#### Your objective
Please output every line of the material as it stands, without the pictures.

#### Dataset section
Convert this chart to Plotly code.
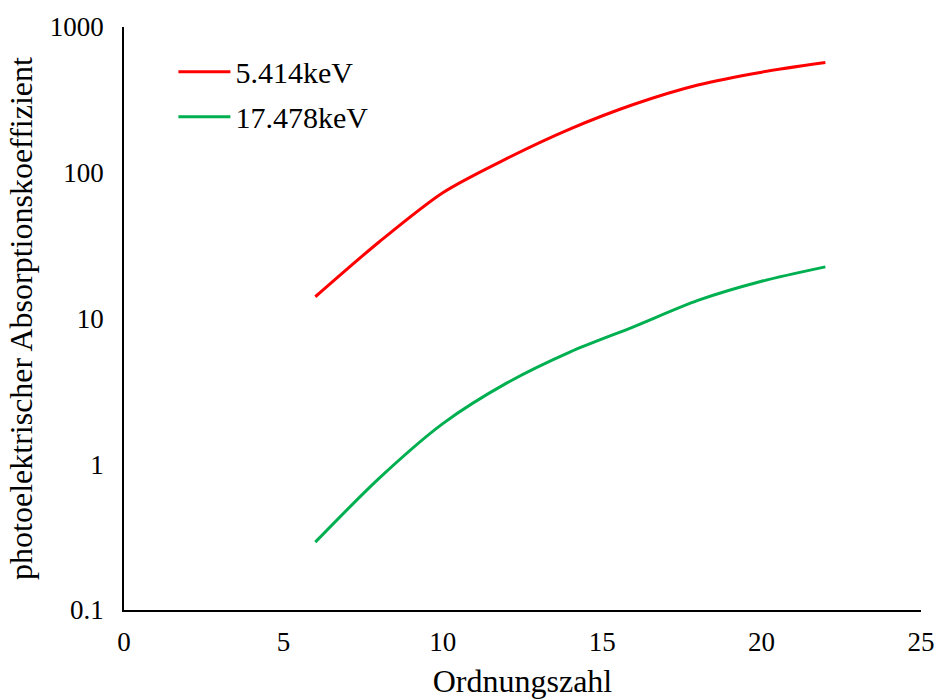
import plotly.graph_objects as go

# Atomic number (Ordnungszahl)
z_values = [6, 8, 10, 12, 14, 16, 18, 20, 22]
# photoelectric absorption coefficient at 5.414 keV
mu_5414 = [14.1, 33.5, 73, 125, 200, 295, 400, 490, 570]
# photoelectric absorption coefficient at 17.478 keV
mu_17478 = [0.292, 0.80, 1.9, 3.6, 5.9, 8.8, 13.3, 18.0, 22.6]

y_tickvals = [0.1, 1, 10, 100, 1000]
y_ticktext = ["0.1", "1", "10", "100", "1000"]
x_tickvals = [0, 5, 10, 15, 20, 25]

font_family = "Liberation Serif"

fig = go.Figure()
fig.add_trace(go.Scatter(x=z_values, y=mu_5414, mode="lines", name="5.414keV",
                         legendgroup="a",
                         line=dict(color="#ff0000", width=3, shape="spline", smoothing=0.8)))
fig.add_trace(go.Scatter(x=z_values, y=mu_17478, mode="lines", name="17.478keV",
                         legendgroup="b",
                         line=dict(color="#00b050", width=3, shape="spline", smoothing=0.8)))

fig.update_layout(
    width=936, height=699,
    margin=dict(l=124, r=15, t=27, b=89, autoexpand=False),
    paper_bgcolor="white", plot_bgcolor="white",
    font=dict(family=font_family, color="black", size=27),
    showlegend=True,
    legend=dict(x=0.062, y=0.968, xanchor="left", yanchor="top",
                font=dict(size=30, family=font_family),
                bgcolor="rgba(0,0,0,0)", tracegroupgap=3, itemwidth=52),
    xaxis=dict(range=[0, 25], tickvals=x_tickvals, showgrid=False, zeroline=False,
               showline=True, linecolor="black", linewidth=1.5, ticks="",
               automargin=False,
               ticklabelstandoff=7, tickfont=dict(size=27),
               title=dict(text="Ordnungszahl", font=dict(size=32), standoff=27)),
    yaxis=dict(type="log", range=[-1, 3], tickvals=y_tickvals, ticktext=y_ticktext,
               showgrid=False, zeroline=False, showline=True, linecolor="black",
               automargin=False,
               linewidth=1.5, ticks="", ticklabelstandoff=13, tickfont=dict(size=27),
               title=dict(text="photoelektrischer Absorptionskoeffizient",
                          font=dict(size=32), standoff=8)),
)

fig.write_html("out.html")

#### Answer to the task
Convert this chart to Plotly code.
import plotly.graph_objects as go

# Atomic number (Ordnungszahl)
z_values = [6, 8, 10, 12, 14, 16, 18, 20, 22]
# photoelectric absorption coefficient at 5.414 keV
mu_5414 = [14.1, 33.5, 73, 125, 200, 295, 400, 490, 570]
# photoelectric absorption coefficient at 17.478 keV
mu_17478 = [0.292, 0.80, 1.9, 3.6, 5.9, 8.8, 13.3, 18.0, 22.6]

y_tickvals = [0.1, 1, 10, 100, 1000]
y_ticktext = ["0.1", "1", "10", "100", "1000"]
x_tickvals = [0, 5, 10, 15, 20, 25]

font_family = "Liberation Serif"

fig = go.Figure()
fig.add_trace(go.Scatter(x=z_values, y=mu_5414, mode="lines", name="5.414keV",
                         legendgroup="a",
                         line=dict(color="#ff0000", width=3, shape="spline", smoothing=0.8)))
fig.add_trace(go.Scatter(x=z_values, y=mu_17478, mode="lines", name="17.478keV",
                         legendgroup="b",
                         line=dict(color="#00b050", width=3, shape="spline", smoothing=0.8)))

fig.update_layout(
    width=936, height=699,
    margin=dict(l=124, r=15, t=27, b=89, autoexpand=False),
    paper_bgcolor="white", plot_bgcolor="white",
    font=dict(family=font_family, color="black", size=27),
    showlegend=True,
    legend=dict(x=0.062, y=0.968, xanchor="left", yanchor="top",
                font=dict(size=30, family=font_family),
                bgcolor="rgba(0,0,0,0)", tracegroupgap=3, itemwidth=52),
    xaxis=dict(range=[0, 25], tickvals=x_tickvals, showgrid=False, zeroline=False,
               showline=True, linecolor="black", linewidth=1.5, ticks="",
               automargin=False,
               ticklabelstandoff=7, tickfont=dict(size=27),
               title=dict(text="Ordnungszahl", font=dict(size=32), standoff=27)),
    yaxis=dict(type="log", range=[-1, 3], tickvals=y_tickvals, ticktext=y_ticktext,
               showgrid=False, zeroline=False, showline=True, linecolor="black",
               automargin=False,
               linewidth=1.5, ticks="", ticklabelstandoff=13, tickfont=dict(size=27),
               title=dict(text="photoelektrischer Absorptionskoeffizient",
                          font=dict(size=32), standoff=8)),
)

fig.write_html("out.html")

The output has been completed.